P’ra desfazer as dúvidas dos mais endurecidos, tenho
aqui à mão o livro Caribbean Slavery in Altantic
World, editado por Verene. A Shepherd e Hilary McD. Bckles no
ano de 2000. O livro, dividido em 17 secções, contém
81 capítulos assinados por outros tantos autores, ao longo
de 1.120 páginas.
O capítulo quarto é inteiramente dedicado à
Madeira, plantação de cana-de-açúcar
e escravatura. O autor, Sidney M. Greenfield, realizou o seu trabalho
de investigaçÃo na ilha da Madeira, e é deveras
fenomenal a bibliografia portuguesa (incluindo as Saudades do
nosso Frutoso) a que o autor teve acesso.
Greenfield esteve igualmente em Portugal numa comissão
financiada pela National Science Foundation e pela Graduate School
da Universidade de Wisconsin-Milwaukee. E mais não adianto
p’ra evitar melindres de cepa torta.
Passemos agora às “Ihas de Zargo.” Diz-nos
Eduardo Pereira que, nos tempos primitivos, as canas-de-açúcar
eram espremidas em alçapremas ou engenhos muito rudimentares,
sendo os cilindros destes engenhos construídos algumas
vezes de grossos troncos de til, que nos Açores (salvo
erro) é designado por louro-de-cheiro. Data de 1452 a construção
do primeiro engenho de açúcar que laborou na Madeira,
próximo de Machico.
E a corroborar (por inteiro) a minha atrevida inferência,
Eduardo Pereira acrescenta: “Os nossos mestres de açúcar
foram os mouros e os escravos canários, gozando estes de
privilégio de residência na Madeira de 1505, quando
D. Manuel I proibiu a permanência de estrangeiros.”
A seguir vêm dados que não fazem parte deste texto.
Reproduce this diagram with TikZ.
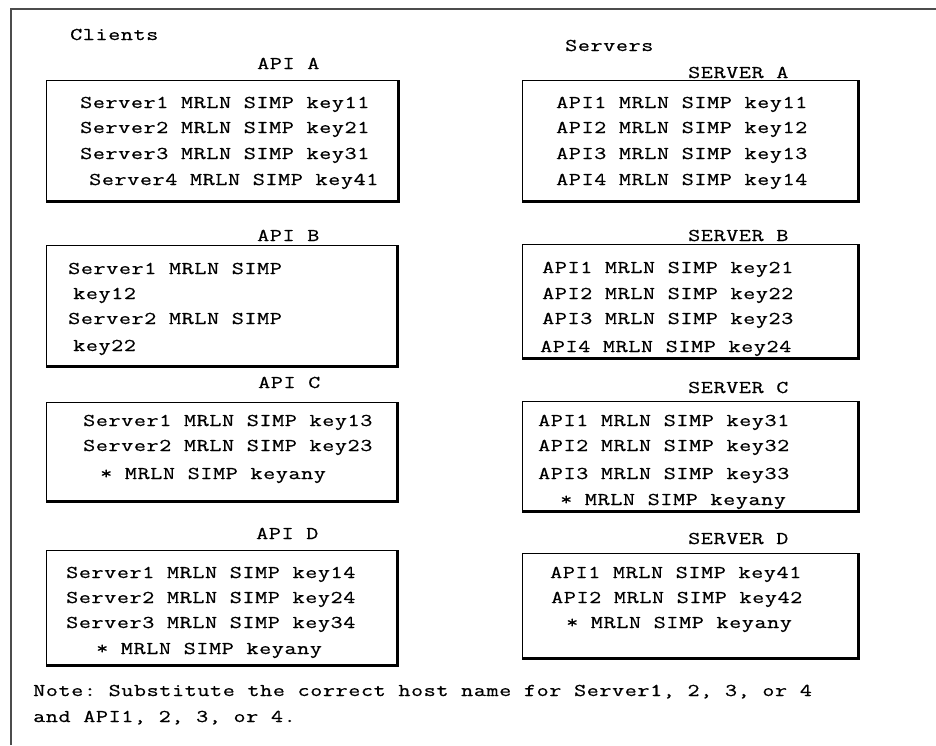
\documentclass[tikz,border=0pt]{standalone}
\usepackage{fontspec}
\setmonofont{Latin Modern Mono}[FakeStretch=1.3, LetterSpace=3.5, FakeBold=0.6]
\begin{document}
\begin{tikzpicture}[x=1pt,y=-1pt,
  txt/.style={anchor=base west, inner sep=0pt, font=\ttfamily\fontsize{18}{18}\selectfont},
  boxnode/.style={draw, line width=1.2pt, anchor=north west, inner sep=0pt},
  shadowedge/.style={line width=2.6pt},
  framestyle/.style={draw=black!70, line width=1.6pt}]
\useasboundingbox (0,0) rectangle (936,745);
\fill[white] (0,0) rectangle (936,745);
% outer frame (top and left only)
\coordinate (fa) at (11,745);
\coordinate (fb) at (11,9);
\coordinate (fc) at (936,9);
\draw[framestyle] (fa) -- (fb) -- (fc);

% headings
\node[txt] (clients) at (70,40) {Clients};
\node[txt] (servers) at (565,51) {Servers};

% ---------- API A ----------
\node[txt] (lapiA) at (257,69) {API A};
\node[boxnode, minimum width=351pt, minimum height=120pt] (boxA) at (46,80) {};
\draw[shadowedge] (boxA.north east) -- (boxA.south east) -- (boxA.south west);
\node[txt] (a1) at (80,108) {Server1 MRLN SIMP key11};
\node[txt] (a2) at (80,133) {Server2 MRLN SIMP key21};
\node[txt] (a3) at (80,159) {Server3 MRLN SIMP key31};
\node[txt] (a4) at (89,185) {Server4 MRLN SIMP key41};

% ---------- SERVER A ----------
\node[txt] (lsrvA) at (688,78) {SERVER A};
\node[boxnode, minimum width=335pt, minimum height=120pt] (sboxA) at (522,80) {};
\draw[shadowedge] (sboxA.north east) -- (sboxA.south east) -- (sboxA.south west);
\node[txt] (sa1) at (556,108) {API1 MRLN SIMP key11};
\node[txt] (sa2) at (556,133) {API2 MRLN SIMP key12};
\node[txt] (sa3) at (556,159) {API3 MRLN SIMP key13};
\node[txt] (sa4) at (556,185) {API4 MRLN SIMP key14};

% ---------- API B ----------
\node[txt] (lapiB) at (257,241) {API B};
\node[boxnode, minimum width=350pt, minimum height=120pt] (boxB) at (46,245) {};
\draw[shadowedge] (boxB.north east) -- (boxB.south east) -- (boxB.south west);
\node[txt] (b1) at (68,274) {Server1 MRLN SIMP};
\node[txt] (b2) at (73,299) {key12};
\node[txt] (b3) at (68,324) {Server2 MRLN SIMP};
\node[txt] (b4) at (73,351) {key22};

% ---------- SERVER B ----------
\node[txt] (lsrvB) at (688,241) {SERVER B};
\node[boxnode, minimum width=335pt, minimum height=113pt] (sboxB) at (522,244) {};
\draw[shadowedge] (sboxB.north east) -- (sboxB.south east) -- (sboxB.south west);
\node[txt] (sb1) at (542,273) {API1 MRLN SIMP key21};
\node[txt] (sb2) at (542,299) {API2 MRLN SIMP key22};
\node[txt] (sb3) at (542,324) {API3 MRLN SIMP key23};
\node[txt] (sb4) at (540,352) {API4 MRLN SIMP key24};

% ---------- API C ----------
\node[txt] (lapiC) at (258,388) {API C};
\node[boxnode, minimum width=350pt, minimum height=98pt] (boxC) at (46,402) {};
\draw[shadowedge] (boxC.north east) -- (boxC.south east) -- (boxC.south west);
\node[txt] (c1) at (83,426) {Server1 MRLN SIMP key13};
\node[txt] (c2) at (83,451) {Server2 MRLN SIMP key23};
\node[txt] (c3) at (100,479) {* MRLN SIMP keyany};

% ---------- SERVER C ----------
\node[txt] (lsrvC) at (688,393) {SERVER C};
\node[boxnode, minimum width=335pt, minimum height=109pt] (sboxC) at (522,401) {};
\draw[shadowedge] (sboxC.north east) -- (sboxC.south east) -- (sboxC.south west);
\node[txt] (sc1) at (538,426) {API1 MRLN SIMP key31};
\node[txt] (sc2) at (538,451) {API2 MRLN SIMP key32};
\node[txt] (sc3) at (538,479) {API3 MRLN SIMP key33};
\node[txt] (sc4) at (560,505) {* MRLN SIMP keyany};

% ---------- API D ----------
\node[txt] (lapiD) at (256,539) {API D};
\node[boxnode, minimum width=350pt, minimum height=114pt] (boxD) at (46,550) {};
\draw[shadowedge] (boxD.north east) -- (boxD.south east) -- (boxD.south west);
\node[txt] (d1) at (66,578) {Server1 MRLN SIMP key14};
\node[txt] (d2) at (66,603) {Server2 MRLN SIMP key24};
\node[txt] (d3) at (66,628) {Server3 MRLN SIMP key34};
\node[txt] (d4) at (96,654) {* MRLN SIMP keyany};

% ---------- SERVER D ----------
\node[txt] (lsrvD) at (688,544) {SERVER D};
\node[boxnode, minimum width=335pt, minimum height=104pt] (sboxD) at (522,553) {};
\draw[shadowedge] (sboxD.north east) -- (sboxD.south east) -- (sboxD.south west);
\node[txt] (sd1) at (550,578) {API1 MRLN SIMP key41};
\node[txt] (sd2) at (551,603) {API2 MRLN SIMP key42};
\node[txt] (sd3) at (566,628) {* MRLN SIMP keyany};

% ---------- Note ----------
\node[txt] (note1) at (33,696) {Note: Substitute the correct host name for Server1, 2, 3, or 4};
\node[txt] (note2) at (33,722) {and API1, 2, 3, or 4.};
\end{tikzpicture}
\end{document}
O objectivo e finalidade desta proibição estão
suficientemente patentes nas próprias palavras do monarca,
“para que os estrangeiros não fossem ensinar para
fora da ilha o seu mister”, ou seja, o trabalho e conhecimentos
dos escravos me produzir açúcar.
Da cana sacarina extrai-se outro produto, que é o mel de
cana. Está indústria, nas palavras de Eduardo Pereira,
foi introduzida na Madeira pelos mouros, “que se distinguiam
entre os escravos doutras raças pela sua perícia
no cozimento de mel e em mais alguns misteres,” Este mel
de cana é usado como alimento e como auxiliar de confeitaria.